═════ Information supplied ═════
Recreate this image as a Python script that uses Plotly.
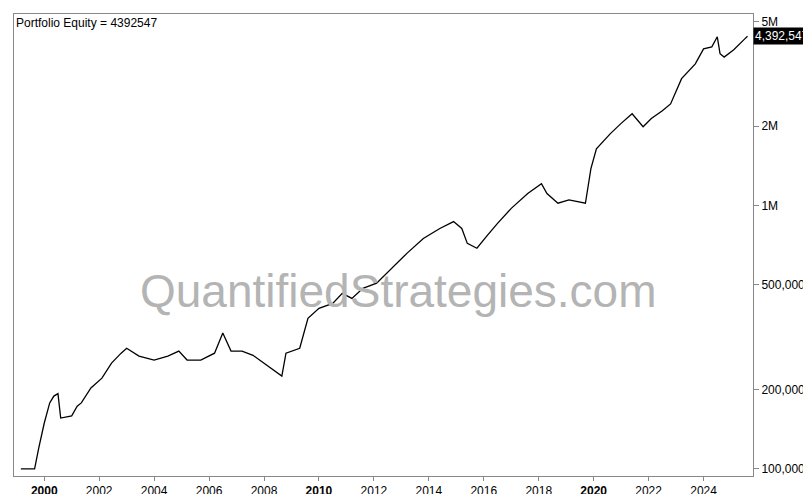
import plotly.graph_objects as go

# equity curve (decimal year, portfolio value)
years = [1999.15, 1999.65, 1999.8, 2000.0, 2000.2, 2000.35, 2000.5, 2000.6, 2001.0, 2001.2,
         2001.35, 2001.7, 2002.1, 2002.45, 2002.8, 2003.0, 2003.45, 2004.0, 2004.5, 2004.9,
         2005.2, 2005.7, 2006.2, 2006.5, 2006.8, 2007.2, 2007.6, 2008.65, 2008.8, 2009.3,
         2009.6, 2010.0, 2010.5, 2010.85, 2011.2, 2011.6, 2012.1, 2012.65, 2013.2, 2013.8,
         2014.4, 2014.9, 2015.2, 2015.4, 2015.75, 2016.1, 2016.5, 2017.0, 2017.6, 2018.1,
         2018.3, 2018.7, 2019.1, 2019.7, 2019.9, 2020.1, 2020.6, 2021.0, 2021.4, 2021.8,
         2022.1, 2022.5, 2022.8, 2023.2, 2023.7, 2024.0, 2024.3, 2024.5, 2024.6, 2024.75,
         2025.1, 2025.5, 2025.6]
equity = [100000, 100000, 120000, 149000, 178000, 189000, 193000, 156000, 159000, 173000,
          178000, 203000, 221000, 252000, 275000, 287000, 268000, 259000, 268000, 280000,
          259000, 259000, 275000, 328000, 280000, 280000, 270000, 225000, 275000, 287000,
          373000, 407000, 425000, 464000, 444000, 485000, 507000, 577000, 658000, 750000,
          818000, 869000, 818000, 718000, 688000, 763000, 855000, 975000, 1110000, 1210000,
          1110000, 1020000, 1050000, 1020000, 1380000, 1640000, 1870000, 2050000, 2230000, 1990000,
          2140000, 2290000, 2430000, 3030000, 3450000, 3930000, 4000000, 4370000, 3770000, 3660000,
          3900000, 4290000, 4392547]

year_ticks = list(range(2000, 2026, 2))
year_text = ["<b>%d</b>" % y if y % 10 == 0 else str(y) for y in year_ticks]
y_ticks = [100000, 200000, 500000, 1000000, 2000000, 5000000]
y_text = ["100,000", "200,000", "500,000", "1M", "2M", "5M"]

fig = go.Figure()
fig.add_trace(go.Scatter(x=years, y=equity, mode="lines",
                         line=dict(color="black", width=1.3), hoverinfo="x+y"))

fig.update_layout(
    width=811, height=494,
    margin=dict(l=6, r=66, t=6, b=26),
    plot_bgcolor="white", paper_bgcolor="white",
    showlegend=False,
    font=dict(family="Liberation Sans, Arial", size=12, color="black"),
    xaxis=dict(range=[1998.9, 2025.8], tickvals=year_ticks, ticktext=year_text,
               showgrid=False, zeroline=False, ticks="outside", ticklen=4,
               tickcolor="#888", showline=True, linecolor="#888", mirror=True,
               automargin=False),
    yaxis=dict(type="log", side="right", range=[4.973, 6.727],
               tickvals=y_ticks, ticktext=y_text, showgrid=False,
               ticks="outside", ticklen=5, tickcolor="#888",
               showline=True, linecolor="#888", mirror=True, automargin=False),
)

fig.add_annotation(text="Portfolio Equity = 4392547", xref="paper", yref="paper",
                   x=0.0, y=1.0, xanchor="left", yanchor="top", showarrow=False,
                   font=dict(size=12))
fig.add_annotation(text="QuantifiedStrategies.com", xref="paper", yref="paper",
                   x=0.52, y=0.4, showarrow=False,
                   font=dict(size=46, color="#b4b4b4"))
fig.add_annotation(text="4,392,547", xref="paper", yref="y",
                   x=1.0, y=6.6427, xanchor="left", showarrow=False,
                   bgcolor="black", font=dict(color="white", size=12),
                   borderpad=1)

fig.write_html("out.html")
═════
# [What the exercise asks]
Repeat verbatim all the material, but not the pictures.

# [Exercise result]
Recreate this image as a Python script that uses Plotly.
import plotly.graph_objects as go

# equity curve (decimal year, portfolio value)
years = [1999.15, 1999.65, 1999.8, 2000.0, 2000.2, 2000.35, 2000.5, 2000.6, 2001.0, 2001.2,
         2001.35, 2001.7, 2002.1, 2002.45, 2002.8, 2003.0, 2003.45, 2004.0, 2004.5, 2004.9,
         2005.2, 2005.7, 2006.2, 2006.5, 2006.8, 2007.2, 2007.6, 2008.65, 2008.8, 2009.3,
         2009.6, 2010.0, 2010.5, 2010.85, 2011.2, 2011.6, 2012.1, 2012.65, 2013.2, 2013.8,
         2014.4, 2014.9, 2015.2, 2015.4, 2015.75, 2016.1, 2016.5, 2017.0, 2017.6, 2018.1,
         2018.3, 2018.7, 2019.1, 2019.7, 2019.9, 2020.1, 2020.6, 2021.0, 2021.4, 2021.8,
         2022.1, 2022.5, 2022.8, 2023.2, 2023.7, 2024.0, 2024.3, 2024.5, 2024.6, 2024.75,
         2025.1, 2025.5, 2025.6]
equity = [100000, 100000, 120000, 149000, 178000, 189000, 193000, 156000, 159000, 173000,
          178000, 203000, 221000, 252000, 275000, 287000, 268000, 259000, 268000, 280000,
          259000, 259000, 275000, 328000, 280000, 280000, 270000, 225000, 275000, 287000,
          373000, 407000, 425000, 464000, 444000, 485000, 507000, 577000, 658000, 750000,
          818000, 869000, 818000, 718000, 688000, 763000, 855000, 975000, 1110000, 1210000,
          1110000, 1020000, 1050000, 1020000, 1380000, 1640000, 1870000, 2050000, 2230000, 1990000,
          2140000, 2290000, 2430000, 3030000, 3450000, 3930000, 4000000, 4370000, 3770000, 3660000,
          3900000, 4290000, 4392547]

year_ticks = list(range(2000, 2026, 2))
year_text = ["<b>%d</b>" % y if y % 10 == 0 else str(y) for y in year_ticks]
y_ticks = [100000, 200000, 500000, 1000000, 2000000, 5000000]
y_text = ["100,000", "200,000", "500,000", "1M", "2M", "5M"]

fig = go.Figure()
fig.add_trace(go.Scatter(x=years, y=equity, mode="lines",
                         line=dict(color="black", width=1.3), hoverinfo="x+y"))

fig.update_layout(
    width=811, height=494,
    margin=dict(l=6, r=66, t=6, b=26),
    plot_bgcolor="white", paper_bgcolor="white",
    showlegend=False,
    font=dict(family="Liberation Sans, Arial", size=12, color="black"),
    xaxis=dict(range=[1998.9, 2025.8], tickvals=year_ticks, ticktext=year_text,
               showgrid=False, zeroline=False, ticks="outside", ticklen=4,
               tickcolor="#888", showline=True, linecolor="#888", mirror=True,
               automargin=False),
    yaxis=dict(type="log", side="right", range=[4.973, 6.727],
               tickvals=y_ticks, ticktext=y_text, showgrid=False,
               ticks="outside", ticklen=5, tickcolor="#888",
               showline=True, linecolor="#888", mirror=True, automargin=False),
)

fig.add_annotation(text="Portfolio Equity = 4392547", xref="paper", yref="paper",
                   x=0.0, y=1.0, xanchor="left", yanchor="top", showarrow=False,
                   font=dict(size=12))
fig.add_annotation(text="QuantifiedStrategies.com", xref="paper", yref="paper",
                   x=0.52, y=0.4, showarrow=False,
                   font=dict(size=46, color="#b4b4b4"))
fig.add_annotation(text="4,392,547", xref="paper", yref="y",
                   x=1.0, y=6.6427, xanchor="left", showarrow=False,
                   bgcolor="black", font=dict(color="white", size=12),
                   borderpad=1)

fig.write_html("out.html")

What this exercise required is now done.